Frequently asked questions
What is FCCM.TO?
FCCM is the ticker for Fidelity Canadian Momentum ETF. It is a rules-based strategic-beta ETF listed in 2020 that owns Canadian stocks showing the strongest recent price momentum. Fidelity rebalances the portfolio quarterly to rotate fresh leaders in and faders out.
What is FCCM’s MER?
FCCM’s MER is 0.38%. That sits between a broad Canadian equity index ETF (around 0.05%) and a discretionary active Canadian equity fund. The premium pays for the factor rules and the trading cost of quarterly rebalancing.
What does FCCM hold?
FCCM holds Canadian equities only, selected by a rules-based momentum score. The holdings rotate every quarter, so the sector mix and top names shift over time. As of May 2026, the fund was 98.8% Canadian equity, with small cash and cross-listed-equity sleeves.
Is FCCM actively managed?
FCCM is strategic beta, also called smart beta. The rules are public and applied without discretion. It is more active than a cap-weighted index fund (because the rules deliberately tilt away from market weights) but less active than a fund where a manager makes discretionary calls. The not-all-ETFs-are-passive guide explains the distinction.

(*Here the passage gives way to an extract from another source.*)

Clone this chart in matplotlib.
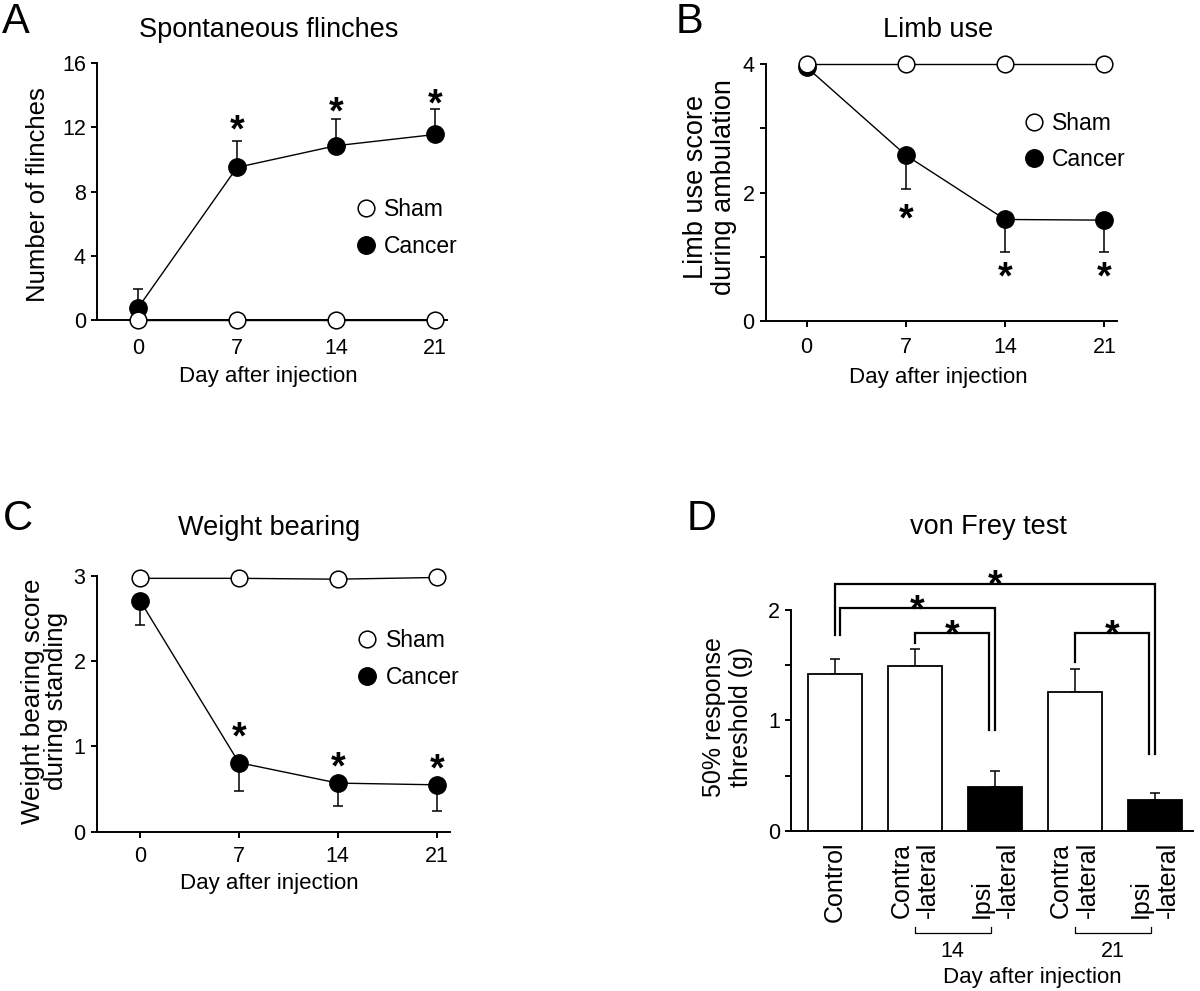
import matplotlib
matplotlib.use("Agg")
import matplotlib.pyplot as plt
import matplotlib.transforms as mtransforms
import numpy as np

plt.rcParams['font.family'] = ['Liberation Sans', 'DejaVu Sans']

# --- data ---
days = [0, 7, 14, 21]

# A: spontaneous flinches
flinch_sham = [0, 0, 0, 0]
flinch_cancer = [0.75, 9.5, 10.85, 11.55]
flinch_err = [1.15, 1.65, 1.65, 1.6]
flinch_star_y = [None, 12.45, 13.6, 14.1]

# B: limb use
limb_sham = [4, 4, 4, 4]
limb_cancer = [3.95, 2.58, 1.58, 1.57]
limb_err = [0, 0.52, 0.51, 0.5]
limb_star_y = [None, 1.75, 0.85, 0.85]

# C: weight bearing
weight_sham = [2.97, 2.97, 2.96, 2.98]
weight_cancer = [2.71, 0.81, 0.57, 0.55]
weight_err = [0.29, 0.33, 0.27, 0.31]
weight_star_y = [None, 1.23, 0.88, 0.85]

# D: von Frey test
vf_labels = ['Control', 'Contra\n-lateral', 'Ipsi\n-lateral', 'Contra\n-lateral', 'Ipsi\n-lateral']
vf_values = [1.42, 1.49, 0.40, 1.26, 0.28]
vf_err = [0.14, 0.16, 0.14, 0.21, 0.06]
vf_colors = ['white', 'white', 'black', 'white', 'black']
vf_groups = [('14', 1, 2), ('21', 3, 4)]
# (x_left, x_right, y_top, y_left_end, y_right_end, star_y)
vf_brackets = [
    (0.0, 4.0, 2.235, 1.77, 0.70, 2.32),
    (0.07, 2.0, 2.02, 1.77, 0.91, 2.09),
    (1.0, 1.93, 1.795, 1.70, 0.91, 1.87),
    (3.0, 3.93, 1.795, 1.53, 0.70, 1.87),
]

TICK = 15.5
LAB = 16
TITLE = 19.5
STAR = 27
LW = 1.4

fig = plt.figure(figsize=(12, 9.91), dpi=100)


def star(ax, x, y):
    ax.annotate('*', (x, y), xytext=(0, -0.58 * STAR), textcoords='offset points',
                ha='center', va='baseline', fontsize=STAR, fontweight='bold',
                annotation_clip=False)


def style(ax):
    for s in ['top', 'right']:
        ax.spines[s].set_visible(False)
    for s in ['left', 'bottom']:
        ax.spines[s].set_linewidth(LW)
    ax.tick_params(labelsize=TICK, width=LW, length=4.5)


def line_panel(ax, sham, cancer, err, stars, up, xt_len, xt_pad):
    lo = [0] * len(err)
    yerr = [lo, err] if up else [err, lo]
    ax.errorbar(days, cancer, yerr=yerr, fmt='none', ecolor='black',
                elinewidth=1.1, capsize=3.5, capthick=1.1, zorder=2, clip_on=False)
    ax.plot(days, cancer, '-o', color='black', lw=1.0, ms=12.5,
            mfc='black', mec='black', zorder=3, clip_on=False, label='Cancer')
    ax.plot(days, sham, '-o', color='black', lw=1.0, ms=12,
            mfc='white', mec='black', mew=1.1, zorder=4, clip_on=False, label='Sham')
    for d, s in zip(days, stars):
        if s is not None:
            star(ax, d, s)
    ax.set_xticks(days)
    style(ax)
    ax.tick_params(axis='x', length=xt_len, pad=xt_pad)
    ax.set_xlabel('Day after injection', fontsize=LAB, va='top')


def legend(ax, x, y):
    h, l = ax.get_legend_handles_labels()
    h2 = []
    for hh in h[::-1]:
        hh2 = plt.Line2D([], [], ls='none', marker='o', ms=hh.get_markersize(),
                         mfc=hh.get_markerfacecolor(), mec='black', mew=1.1)
        h2.append(hh2)
    ax.legend(h2, l[::-1], loc='center left', bbox_to_anchor=(x, y), frameon=False,
              fontsize=16.5, handlelength=1.0, handletextpad=0.3, labelspacing=0.6,
              borderpad=0, borderaxespad=0)


# ---- A ----
axA = fig.add_axes([0.0808, 0.6771, 0.2917, 0.2593])
line_panel(axA, flinch_sham, flinch_cancer, flinch_err, flinch_star_y, True, 0, 13)
axA.set_xlim(-2.9, 21.85)
axA.set_ylim(0, 16)
axA.set_yticks([0, 4, 8, 12, 16])
axA.set_ylabel('Number of flinches', fontsize=18.5)
axA.yaxis.set_label_coords(-0.134, 0.49)
axA.xaxis.set_label_coords(0.49, -0.18)
axA.text(0.49, 1.101, 'Spontaneous flinches', transform=axA.transAxes,
         ha='center', va='baseline', fontsize=TITLE)
legend(axA, 0.735, 0.358)

# ---- B ----
axB = fig.add_axes([0.6381, 0.6761, 0.2928, 0.2593])
line_panel(axB, limb_sham, limb_cancer, limb_err, limb_star_y, False, 4.5, 7)
axB.set_xlim(-2.89, 21.9)
axB.set_ylim(0, 4)
axB.set_yticks([0, 1, 2, 3, 4], ['0', '', '2', '', '4'])
axB.set_ylabel('Limb use score\nduring ambulation', fontsize=19.5, linespacing=1.12)
axB.yaxis.set_label_coords(-0.082, 0.52)
axB.xaxis.set_label_coords(0.49, -0.18)
axB.text(0.49, 1.106, 'Limb use', transform=axB.transAxes,
         ha='center', va='baseline', fontsize=TITLE)
legend(axB, 0.731, 0.698)

# ---- C ----
axC = fig.add_axes([0.0806, 0.1607, 0.2944, 0.2583])
line_panel(axC, weight_sham, weight_cancer, weight_err, weight_star_y, False, 4.5, 6)
axC.set_xlim(-3.06, 21.94)
axC.set_ylim(0, 3)
axC.set_yticks([0, 1, 2, 3])
axC.set_ylabel('Weight bearing score\nduring standing', fontsize=18.7, linespacing=0.98)
axC.yaxis.set_label_coords(-0.080, 0.51)
axC.xaxis.set_label_coords(0.489, -0.163)
axC.text(0.488, 1.159, 'Weight bearing', transform=axC.transAxes,
         ha='center', va='baseline', fontsize=TITLE)
legend(axC, 0.734, 0.674)

# ---- D ----
axD = fig.add_axes([0.6592, 0.1615, 0.335, 0.2230])
xpos = np.arange(len(vf_values))
axD.bar(xpos, vf_values, width=0.675, color=vf_colors, edgecolor='black',
        linewidth=1.3, zorder=2)
axD.errorbar(xpos, vf_values, yerr=[[0] * len(vf_err), vf_err], fmt='none',
             ecolor='black', elinewidth=1.1, capsize=3.6, capthick=1.1, zorder=1)
axD.set_xlim(-0.546, 4.48)
axD.set_ylim(0, 2)
axD.set_yticks([0, 0.5, 1, 1.5, 2], ['0', '', '1', '', '2'])
style(axD)
axD.set_xticks(xpos)
axD.set_xticklabels(vf_labels, rotation=90, ha='center', va='top',
                    multialignment='left', fontsize=18, linespacing=1.15)
axD.tick_params(axis='x', length=0, pad=7.5)
axD.set_ylabel('50% response\nthreshold (g)', fontsize=18, linespacing=1.18)
axD.yaxis.set_label_coords(-0.094, 0.517)
axD.text(0.49, 1.344, 'von Frey test', transform=axD.transAxes,
         ha='center', va='baseline', fontsize=TITLE)

for xl, xr, yt, yl, yr, sy in vf_brackets:
    axD.plot([xl, xl, xr, xr], [yl, yt, yt, yr], color='black', lw=1.6,
             clip_on=False, solid_joinstyle='miter')
    star(axD, (xl + xr) / 2, sy)

trD = mtransforms.blended_transform_factory(axD.transData, axD.transAxes)
for lab, i, j in vf_groups:
    axD.plot([i, i, j - 0.05, j - 0.05], [-0.433, -0.46, -0.46, -0.433],
             color='black', lw=0.9, transform=trD, clip_on=False)
    axD.text((i + j - 0.05) / 2, -0.546, lab, transform=trD, ha='center',
             va='center', fontsize=TICK)
axD.text(0.599, -0.614, 'Day after injection', transform=axD.transAxes,
         ha='center', va='top', fontsize=LAB)

# panel letters
for x, y, s in [(0.002, 0.967, 'A'), (0.563, 0.967, 'B'),
                (0.002, 0.465, 'C'), (0.572, 0.465, 'D')]:
    fig.text(x, y, s, fontsize=30, ha='left', va='baseline')

fig.savefig('out.png', dpi=100)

Can I hold FCCM in a TFSA, RRSP, or FHSA?
Yes. FCCM trades on Cboe Canada in Canadian dollars and is eligible in all standard Canadian registered accounts. Because most distributions are eligible Canadian dividends, FCCM can also work in a non-registered account, though the quarterly capital-gains distributions add ACB tracking work.
When does momentum stop working?
Momentum strategies tend to underperform during sharp reversals and during long choppy markets without a persistent trend. The classic example is late 2022 into early 2023, when many momentum funds gave back a meaningful chunk of prior outperformance. Anyone holding FCCM has to be willing to sit through those stretches.

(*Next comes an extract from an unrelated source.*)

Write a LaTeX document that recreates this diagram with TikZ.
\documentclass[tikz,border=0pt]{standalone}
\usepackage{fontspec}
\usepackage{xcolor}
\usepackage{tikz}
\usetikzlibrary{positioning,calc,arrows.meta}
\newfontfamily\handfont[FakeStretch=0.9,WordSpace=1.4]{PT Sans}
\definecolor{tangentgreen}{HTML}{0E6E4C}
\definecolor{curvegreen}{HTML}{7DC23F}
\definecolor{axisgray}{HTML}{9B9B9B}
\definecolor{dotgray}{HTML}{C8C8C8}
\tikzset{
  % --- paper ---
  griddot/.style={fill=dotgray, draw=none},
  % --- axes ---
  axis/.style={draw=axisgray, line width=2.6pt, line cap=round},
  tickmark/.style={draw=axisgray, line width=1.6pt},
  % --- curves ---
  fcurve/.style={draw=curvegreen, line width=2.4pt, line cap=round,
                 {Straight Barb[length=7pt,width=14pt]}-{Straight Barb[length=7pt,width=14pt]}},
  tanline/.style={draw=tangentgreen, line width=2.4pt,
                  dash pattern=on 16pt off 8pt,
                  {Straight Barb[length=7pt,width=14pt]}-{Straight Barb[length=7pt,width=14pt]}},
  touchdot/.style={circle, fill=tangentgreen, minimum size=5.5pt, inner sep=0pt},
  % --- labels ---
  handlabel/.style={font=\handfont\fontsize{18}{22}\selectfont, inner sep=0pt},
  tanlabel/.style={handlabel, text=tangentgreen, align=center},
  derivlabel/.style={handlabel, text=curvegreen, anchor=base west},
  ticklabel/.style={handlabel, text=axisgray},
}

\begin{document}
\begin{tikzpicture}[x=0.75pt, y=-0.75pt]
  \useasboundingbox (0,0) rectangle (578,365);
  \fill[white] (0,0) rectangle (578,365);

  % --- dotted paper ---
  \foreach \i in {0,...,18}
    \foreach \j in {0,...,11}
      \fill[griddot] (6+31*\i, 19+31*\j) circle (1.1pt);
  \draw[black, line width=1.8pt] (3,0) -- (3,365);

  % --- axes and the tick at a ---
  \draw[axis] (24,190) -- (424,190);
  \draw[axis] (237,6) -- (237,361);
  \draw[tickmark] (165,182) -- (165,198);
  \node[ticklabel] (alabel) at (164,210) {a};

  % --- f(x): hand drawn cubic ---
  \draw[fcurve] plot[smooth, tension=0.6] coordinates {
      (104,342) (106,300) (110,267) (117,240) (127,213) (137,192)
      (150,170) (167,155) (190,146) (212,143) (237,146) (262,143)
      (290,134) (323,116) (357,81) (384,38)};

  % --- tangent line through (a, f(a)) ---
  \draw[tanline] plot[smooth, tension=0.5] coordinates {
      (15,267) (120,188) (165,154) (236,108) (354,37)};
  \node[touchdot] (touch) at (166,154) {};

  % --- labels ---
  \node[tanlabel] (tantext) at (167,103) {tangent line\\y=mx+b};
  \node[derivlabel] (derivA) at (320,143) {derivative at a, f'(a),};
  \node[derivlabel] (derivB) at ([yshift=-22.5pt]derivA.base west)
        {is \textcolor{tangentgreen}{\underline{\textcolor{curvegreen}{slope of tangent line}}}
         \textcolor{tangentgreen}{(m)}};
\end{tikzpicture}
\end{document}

How is FCCM different from FCCV?
FCCV is the value sibling. Same Canadian universe, different factor tilt. FCCV scores stocks on cheapness rather than recent price strength. Over the last three years, FCCM has outperformed FCCV. Over longer historical windows, value and momentum take turns leading. Some investors hold both to smooth out the factor cycle.
The honest verdict
Bottom line
FCCM has done what it was designed to do across a market cycle that mostly favoured momentum. The 27.9% three-year annualized return is real, the strategy is well-defined, and the fee is reasonable for what it does. The catch is that momentum is a tilt, not a core, and the next three years may not look like the last three. Hold it for what it is or skip it for what it isn’t.